The decision of the Superior Court regarding the unavailability of a tax deduction for net operating losses to unincorporated businesses is reversed and the case is remanded for a redetermination of taxes owed, consistent with this opinion.
Reversed and remanded.
NOTES
[1] School Street is joined in this appeal by several tiers of partners of the business itself, including School Street's own general partners, First City Properties E Street, Inc. and Boston School Associates Limited Partnership; Boston School Associates Limited Partnership's general partner Boston School Associates; and Boston School Associate's general partners, Mortimer B. Zuckerman and Edward H. Linde.
[2] In principle, the concept is a simple one. If a business loses $10,000 in one year and the next year earns a profit of $20,000, its net taxable income in the second year would only be $10,000. Thus, the concept spreads out, so to speak, profits and losses over a longer period than a single tax year.
[3] We therefore do not reach School Street's additional arguments that an alternative interpretation would both be unconstitutional and violate the District's Home Rule Act.
[4] Subchapter X, referenced in both franchise tax sections of the Code, defines "taxable income" based on the definition of net income in subchapter III.
[5] The District originally countered School Street's initial motion for summary judgment by alleging that the losses reported on federal returns did not match those reported to the District.

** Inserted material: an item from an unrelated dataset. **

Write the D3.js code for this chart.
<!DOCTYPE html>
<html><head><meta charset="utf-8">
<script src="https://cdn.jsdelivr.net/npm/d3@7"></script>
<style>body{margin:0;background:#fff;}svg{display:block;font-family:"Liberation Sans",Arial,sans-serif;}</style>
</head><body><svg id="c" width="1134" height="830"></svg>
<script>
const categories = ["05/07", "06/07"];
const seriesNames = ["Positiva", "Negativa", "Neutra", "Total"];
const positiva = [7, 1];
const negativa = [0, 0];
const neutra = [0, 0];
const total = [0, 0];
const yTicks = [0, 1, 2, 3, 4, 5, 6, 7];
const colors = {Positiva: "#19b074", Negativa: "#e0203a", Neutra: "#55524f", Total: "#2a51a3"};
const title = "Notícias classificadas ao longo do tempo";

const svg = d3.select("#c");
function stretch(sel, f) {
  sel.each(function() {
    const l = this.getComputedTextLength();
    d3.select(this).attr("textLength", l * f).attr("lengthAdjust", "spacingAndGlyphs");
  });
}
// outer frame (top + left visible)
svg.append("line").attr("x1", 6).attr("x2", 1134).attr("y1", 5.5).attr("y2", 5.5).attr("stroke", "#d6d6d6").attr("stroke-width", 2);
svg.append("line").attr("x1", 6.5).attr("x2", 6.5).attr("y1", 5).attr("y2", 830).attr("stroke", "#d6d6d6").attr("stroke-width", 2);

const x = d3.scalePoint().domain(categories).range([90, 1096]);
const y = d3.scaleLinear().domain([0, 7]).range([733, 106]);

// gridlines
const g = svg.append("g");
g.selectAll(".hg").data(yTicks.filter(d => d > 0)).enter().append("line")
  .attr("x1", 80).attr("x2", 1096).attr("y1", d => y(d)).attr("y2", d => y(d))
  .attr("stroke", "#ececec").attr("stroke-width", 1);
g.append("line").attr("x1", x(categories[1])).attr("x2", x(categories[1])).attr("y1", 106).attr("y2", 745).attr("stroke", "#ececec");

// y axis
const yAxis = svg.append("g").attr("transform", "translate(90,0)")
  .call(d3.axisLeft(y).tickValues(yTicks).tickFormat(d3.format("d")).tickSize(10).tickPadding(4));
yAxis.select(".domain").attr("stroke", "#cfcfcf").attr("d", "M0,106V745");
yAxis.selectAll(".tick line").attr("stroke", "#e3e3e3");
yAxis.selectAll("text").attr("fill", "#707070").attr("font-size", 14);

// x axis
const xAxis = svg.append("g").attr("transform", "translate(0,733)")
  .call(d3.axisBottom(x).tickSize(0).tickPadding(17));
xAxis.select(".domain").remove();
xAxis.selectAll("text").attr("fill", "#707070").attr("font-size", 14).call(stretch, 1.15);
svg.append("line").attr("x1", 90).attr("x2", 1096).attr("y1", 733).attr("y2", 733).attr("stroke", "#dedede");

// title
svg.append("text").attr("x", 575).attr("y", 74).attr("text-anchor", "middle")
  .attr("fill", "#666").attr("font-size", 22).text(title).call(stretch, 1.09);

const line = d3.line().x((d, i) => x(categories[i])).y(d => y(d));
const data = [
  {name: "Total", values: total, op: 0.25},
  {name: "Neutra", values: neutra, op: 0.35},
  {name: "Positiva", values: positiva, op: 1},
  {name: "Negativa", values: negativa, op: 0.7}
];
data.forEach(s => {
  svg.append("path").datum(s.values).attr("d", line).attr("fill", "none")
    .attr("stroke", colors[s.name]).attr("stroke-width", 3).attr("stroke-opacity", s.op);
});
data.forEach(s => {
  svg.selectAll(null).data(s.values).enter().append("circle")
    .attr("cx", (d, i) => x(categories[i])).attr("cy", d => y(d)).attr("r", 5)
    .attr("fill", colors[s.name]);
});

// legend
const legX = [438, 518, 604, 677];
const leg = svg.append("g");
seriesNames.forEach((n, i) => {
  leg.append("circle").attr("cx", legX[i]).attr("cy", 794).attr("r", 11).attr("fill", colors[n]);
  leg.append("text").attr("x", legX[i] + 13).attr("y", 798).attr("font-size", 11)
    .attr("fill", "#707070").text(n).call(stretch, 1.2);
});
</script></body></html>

At this point in the proceedings, however, neither party asserts a material factual dispute.
[6] The final requirement that the net operating losses deducted be reported on federal tax returns for the same taxable period (which may extend over several years) ensures that their amounts are consistent for both District and federal purposes, without ascribing to whom the losses are attributable for tax purposes.
[7] The reason such deductions are not allowed under the IRC was elucidated earlier; under the federal rules, all partnerships as well as individually owned unincorporated businesses are pass-through vehicles, and as such there is no taxable income flowing to the business entity itself against which to apply the deduction.

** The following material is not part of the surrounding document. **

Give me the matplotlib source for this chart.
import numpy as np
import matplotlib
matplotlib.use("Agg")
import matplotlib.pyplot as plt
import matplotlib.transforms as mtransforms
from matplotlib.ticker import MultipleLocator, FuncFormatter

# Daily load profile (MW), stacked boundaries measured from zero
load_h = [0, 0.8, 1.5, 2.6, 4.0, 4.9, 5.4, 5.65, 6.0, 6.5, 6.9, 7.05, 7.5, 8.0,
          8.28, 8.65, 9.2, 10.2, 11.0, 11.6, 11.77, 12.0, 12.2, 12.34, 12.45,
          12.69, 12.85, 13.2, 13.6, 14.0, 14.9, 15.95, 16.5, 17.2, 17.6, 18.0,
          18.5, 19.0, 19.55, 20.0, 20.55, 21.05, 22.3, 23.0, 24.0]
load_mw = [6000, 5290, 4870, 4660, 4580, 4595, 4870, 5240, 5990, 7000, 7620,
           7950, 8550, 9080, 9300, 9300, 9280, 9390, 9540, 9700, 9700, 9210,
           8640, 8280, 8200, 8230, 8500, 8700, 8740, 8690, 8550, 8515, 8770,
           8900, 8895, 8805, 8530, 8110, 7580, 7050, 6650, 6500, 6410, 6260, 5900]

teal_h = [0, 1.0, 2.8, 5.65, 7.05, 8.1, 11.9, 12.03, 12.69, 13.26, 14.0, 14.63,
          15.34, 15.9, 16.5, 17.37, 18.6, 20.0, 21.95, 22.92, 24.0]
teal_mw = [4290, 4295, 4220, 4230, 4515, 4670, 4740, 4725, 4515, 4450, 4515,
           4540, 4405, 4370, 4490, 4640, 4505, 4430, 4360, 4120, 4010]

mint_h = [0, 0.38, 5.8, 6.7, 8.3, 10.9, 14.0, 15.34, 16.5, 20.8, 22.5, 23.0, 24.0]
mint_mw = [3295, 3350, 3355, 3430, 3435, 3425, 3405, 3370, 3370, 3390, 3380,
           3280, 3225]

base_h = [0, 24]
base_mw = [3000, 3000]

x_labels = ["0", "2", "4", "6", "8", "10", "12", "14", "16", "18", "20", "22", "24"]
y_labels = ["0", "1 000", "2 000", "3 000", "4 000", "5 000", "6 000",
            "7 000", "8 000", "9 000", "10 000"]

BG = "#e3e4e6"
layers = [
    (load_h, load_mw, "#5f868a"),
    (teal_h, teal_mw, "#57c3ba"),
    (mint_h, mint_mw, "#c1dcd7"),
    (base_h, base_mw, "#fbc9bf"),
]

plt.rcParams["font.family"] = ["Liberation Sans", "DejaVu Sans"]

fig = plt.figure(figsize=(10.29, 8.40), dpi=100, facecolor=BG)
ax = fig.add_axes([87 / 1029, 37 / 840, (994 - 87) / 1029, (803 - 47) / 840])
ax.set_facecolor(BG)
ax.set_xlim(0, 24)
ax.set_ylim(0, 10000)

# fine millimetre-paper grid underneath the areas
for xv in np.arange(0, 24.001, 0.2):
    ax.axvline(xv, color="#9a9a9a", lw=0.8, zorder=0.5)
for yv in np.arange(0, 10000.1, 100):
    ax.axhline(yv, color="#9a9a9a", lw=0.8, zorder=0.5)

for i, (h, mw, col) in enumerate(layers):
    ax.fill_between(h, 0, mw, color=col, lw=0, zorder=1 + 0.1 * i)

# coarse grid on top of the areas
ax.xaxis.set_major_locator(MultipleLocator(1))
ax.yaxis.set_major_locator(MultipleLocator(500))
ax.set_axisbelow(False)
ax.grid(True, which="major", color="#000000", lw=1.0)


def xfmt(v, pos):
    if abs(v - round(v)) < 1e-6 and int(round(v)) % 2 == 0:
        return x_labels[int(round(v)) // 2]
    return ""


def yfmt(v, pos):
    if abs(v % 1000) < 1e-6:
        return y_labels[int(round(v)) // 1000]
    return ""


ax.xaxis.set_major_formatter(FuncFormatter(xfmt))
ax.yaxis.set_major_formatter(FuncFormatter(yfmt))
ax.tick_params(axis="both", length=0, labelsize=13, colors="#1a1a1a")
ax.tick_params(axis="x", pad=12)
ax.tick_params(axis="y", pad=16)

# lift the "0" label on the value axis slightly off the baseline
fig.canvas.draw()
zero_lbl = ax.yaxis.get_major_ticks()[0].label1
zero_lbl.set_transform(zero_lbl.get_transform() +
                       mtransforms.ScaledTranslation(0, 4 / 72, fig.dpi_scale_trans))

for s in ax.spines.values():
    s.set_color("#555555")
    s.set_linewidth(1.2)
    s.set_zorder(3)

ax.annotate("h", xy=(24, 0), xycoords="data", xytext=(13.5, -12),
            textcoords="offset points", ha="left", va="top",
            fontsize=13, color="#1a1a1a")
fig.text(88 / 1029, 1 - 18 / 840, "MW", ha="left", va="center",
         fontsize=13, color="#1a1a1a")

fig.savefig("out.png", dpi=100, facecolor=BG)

[8] The District suggested at oral argument that certain unusual forms of unincorporated business entities are taxed as corporations under the federal law, but this is not demonstrated to be anything more than de minimis.

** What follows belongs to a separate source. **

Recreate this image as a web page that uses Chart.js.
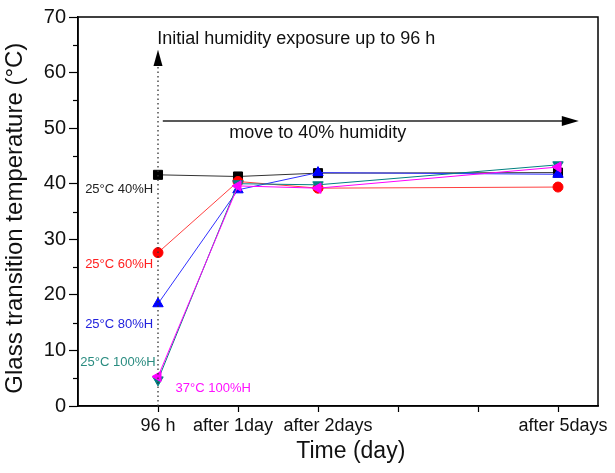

[9] Even if the deduction amount itself must appear on some federal tax return, it will presumably appear in the aggregate on the individual partners' returns for the years in question, if only as an offset to other income. The fundamental problem with the District's approach is that it would read the clause as requiring that the NOL deduction be actually taken for federal income tax purposes by the unincorporated business itself in the same tax year, a reading that the clause will not fairly bear.
[10] See, e.g., D.C.Code § 47-1801.3 (1996) ("Such portion of such person's income ... shall be reported ..."); D.C.Code § 47-1803.3(a) (1996) ("The following deductions shall be allowed..."); D.C.Code § 47-1804.3 (1996) ("The deductions and credits provided for in this chapter shall be taken ...").
[11] The District appears to have historically construed the entirety of § 47-1803.2(a) (1996) and § 47-1803.3(b) (1996) as allowing the passage of losses onto individual owners for their tax benefit. Nothing in the code states this explicitly; the District apparently relies on general references to the IRC in allowing this pass-through of losses.